[Exercise instructions]:
All of the listing below must be repeated word for word. Pictures are the only thing to omit.

[Provided data]:
[start]
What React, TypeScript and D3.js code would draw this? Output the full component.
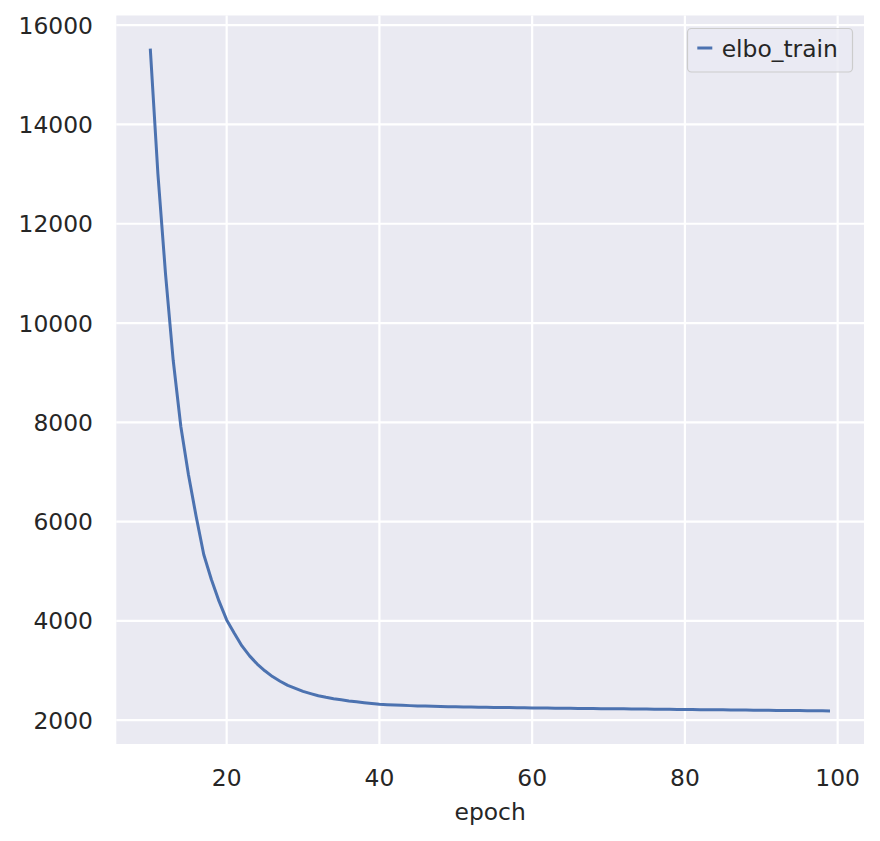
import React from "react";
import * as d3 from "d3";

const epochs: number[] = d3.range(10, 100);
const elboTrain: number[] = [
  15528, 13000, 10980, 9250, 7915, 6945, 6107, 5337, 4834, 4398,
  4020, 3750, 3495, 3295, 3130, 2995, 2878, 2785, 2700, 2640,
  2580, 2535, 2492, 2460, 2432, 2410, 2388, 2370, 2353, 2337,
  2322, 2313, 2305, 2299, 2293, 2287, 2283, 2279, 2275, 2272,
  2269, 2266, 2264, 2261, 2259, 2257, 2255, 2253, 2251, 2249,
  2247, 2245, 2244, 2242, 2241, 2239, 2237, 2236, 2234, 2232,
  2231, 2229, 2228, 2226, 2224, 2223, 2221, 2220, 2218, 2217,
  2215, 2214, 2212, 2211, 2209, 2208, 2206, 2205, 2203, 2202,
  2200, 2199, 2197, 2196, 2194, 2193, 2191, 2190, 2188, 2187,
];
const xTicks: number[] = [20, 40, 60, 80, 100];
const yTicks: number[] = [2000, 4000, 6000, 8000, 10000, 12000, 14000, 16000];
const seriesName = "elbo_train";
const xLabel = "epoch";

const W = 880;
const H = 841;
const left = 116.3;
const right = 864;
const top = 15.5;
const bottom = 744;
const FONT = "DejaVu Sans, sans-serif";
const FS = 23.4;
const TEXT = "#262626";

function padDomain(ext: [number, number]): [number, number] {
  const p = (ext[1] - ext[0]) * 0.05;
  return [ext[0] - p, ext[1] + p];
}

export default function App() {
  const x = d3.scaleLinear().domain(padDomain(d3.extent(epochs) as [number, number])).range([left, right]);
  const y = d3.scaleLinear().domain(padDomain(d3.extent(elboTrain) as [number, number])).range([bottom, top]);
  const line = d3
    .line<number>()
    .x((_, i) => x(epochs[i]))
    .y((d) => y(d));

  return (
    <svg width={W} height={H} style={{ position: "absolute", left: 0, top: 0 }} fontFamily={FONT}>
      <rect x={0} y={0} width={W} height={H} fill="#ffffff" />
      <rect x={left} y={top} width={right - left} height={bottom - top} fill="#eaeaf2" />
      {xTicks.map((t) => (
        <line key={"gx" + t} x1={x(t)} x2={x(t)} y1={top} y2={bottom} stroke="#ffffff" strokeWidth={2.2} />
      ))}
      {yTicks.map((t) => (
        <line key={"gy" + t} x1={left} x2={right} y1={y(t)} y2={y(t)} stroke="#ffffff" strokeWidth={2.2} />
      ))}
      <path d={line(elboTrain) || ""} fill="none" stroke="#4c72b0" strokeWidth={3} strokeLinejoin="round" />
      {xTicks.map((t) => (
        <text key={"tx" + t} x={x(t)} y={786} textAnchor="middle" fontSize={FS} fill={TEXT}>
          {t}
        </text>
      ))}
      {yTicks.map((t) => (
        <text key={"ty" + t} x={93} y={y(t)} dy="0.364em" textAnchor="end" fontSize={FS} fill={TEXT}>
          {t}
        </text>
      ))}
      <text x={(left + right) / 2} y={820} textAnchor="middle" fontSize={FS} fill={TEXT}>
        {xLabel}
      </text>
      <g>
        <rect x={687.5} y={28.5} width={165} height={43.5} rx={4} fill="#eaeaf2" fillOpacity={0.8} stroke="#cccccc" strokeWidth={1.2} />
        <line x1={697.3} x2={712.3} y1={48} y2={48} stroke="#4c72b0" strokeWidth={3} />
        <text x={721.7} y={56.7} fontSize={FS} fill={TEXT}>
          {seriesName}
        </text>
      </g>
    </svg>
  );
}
[end]
[Solution for this problem]:
What React, TypeScript and D3.js code would draw this? Output the full component.
import React from "react";
import * as d3 from "d3";

const epochs: number[] = d3.range(10, 100);
const elboTrain: number[] = [
  15528, 13000, 10980, 9250, 7915, 6945, 6107, 5337, 4834, 4398,
  4020, 3750, 3495, 3295, 3130, 2995, 2878, 2785, 2700, 2640,
  2580, 2535, 2492, 2460, 2432, 2410, 2388, 2370, 2353, 2337,
  2322, 2313, 2305, 2299, 2293, 2287, 2283, 2279, 2275, 2272,
  2269, 2266, 2264, 2261, 2259, 2257, 2255, 2253, 2251, 2249,
  2247, 2245, 2244, 2242, 2241, 2239, 2237, 2236, 2234, 2232,
  2231, 2229, 2228, 2226, 2224, 2223, 2221, 2220, 2218, 2217,
  2215, 2214, 2212, 2211, 2209, 2208, 2206, 2205, 2203, 2202,
  2200, 2199, 2197, 2196, 2194, 2193, 2191, 2190, 2188, 2187,
];
const xTicks: number[] = [20, 40, 60, 80, 100];
const yTicks: number[] = [2000, 4000, 6000, 8000, 10000, 12000, 14000, 16000];
const seriesName = "elbo_train";
const xLabel = "epoch";

const W = 880;
const H = 841;
const left = 116.3;
const right = 864;
const top = 15.5;
const bottom = 744;
const FONT = "DejaVu Sans, sans-serif";
const FS = 23.4;
const TEXT = "#262626";

function padDomain(ext: [number, number]): [number, number] {
  const p = (ext[1] - ext[0]) * 0.05;
  return [ext[0] - p, ext[1] + p];
}

export default function App() {
  const x = d3.scaleLinear().domain(padDomain(d3.extent(epochs) as [number, number])).range([left, right]);
  const y = d3.scaleLinear().domain(padDomain(d3.extent(elboTrain) as [number, number])).range([bottom, top]);
  const line = d3
    .line<number>()
    .x((_, i) => x(epochs[i]))
    .y((d) => y(d));

  return (
    <svg width={W} height={H} style={{ position: "absolute", left: 0, top: 0 }} fontFamily={FONT}>
      <rect x={0} y={0} width={W} height={H} fill="#ffffff" />
      <rect x={left} y={top} width={right - left} height={bottom - top} fill="#eaeaf2" />
      {xTicks.map((t) => (
        <line key={"gx" + t} x1={x(t)} x2={x(t)} y1={top} y2={bottom} stroke="#ffffff" strokeWidth={2.2} />
      ))}
      {yTicks.map((t) => (
        <line key={"gy" + t} x1={left} x2={right} y1={y(t)} y2={y(t)} stroke="#ffffff" strokeWidth={2.2} />
      ))}
      <path d={line(elboTrain) || ""} fill="none" stroke="#4c72b0" strokeWidth={3} strokeLinejoin="round" />
      {xTicks.map((t) => (
        <text key={"tx" + t} x={x(t)} y={786} textAnchor="middle" fontSize={FS} fill={TEXT}>
          {t}
        </text>
      ))}
      {yTicks.map((t) => (
        <text key={"ty" + t} x={93} y={y(t)} dy="0.364em" textAnchor="end" fontSize={FS} fill={TEXT}>
          {t}
        </text>
      ))}
      <text x={(left + right) / 2} y={820} textAnchor="middle" fontSize={FS} fill={TEXT}>
        {xLabel}
      </text>
      <g>
        <rect x={687.5} y={28.5} width={165} height={43.5} rx={4} fill="#eaeaf2" fillOpacity={0.8} stroke="#cccccc" strokeWidth={1.2} />
        <line x1={697.3} x2={712.3} y1={48} y2={48} stroke="#4c72b0" strokeWidth={3} />
        <text x={721.7} y={56.7} fontSize={FS} fill={TEXT}>
          {seriesName}
        </text>
      </g>
    </svg>
  );
}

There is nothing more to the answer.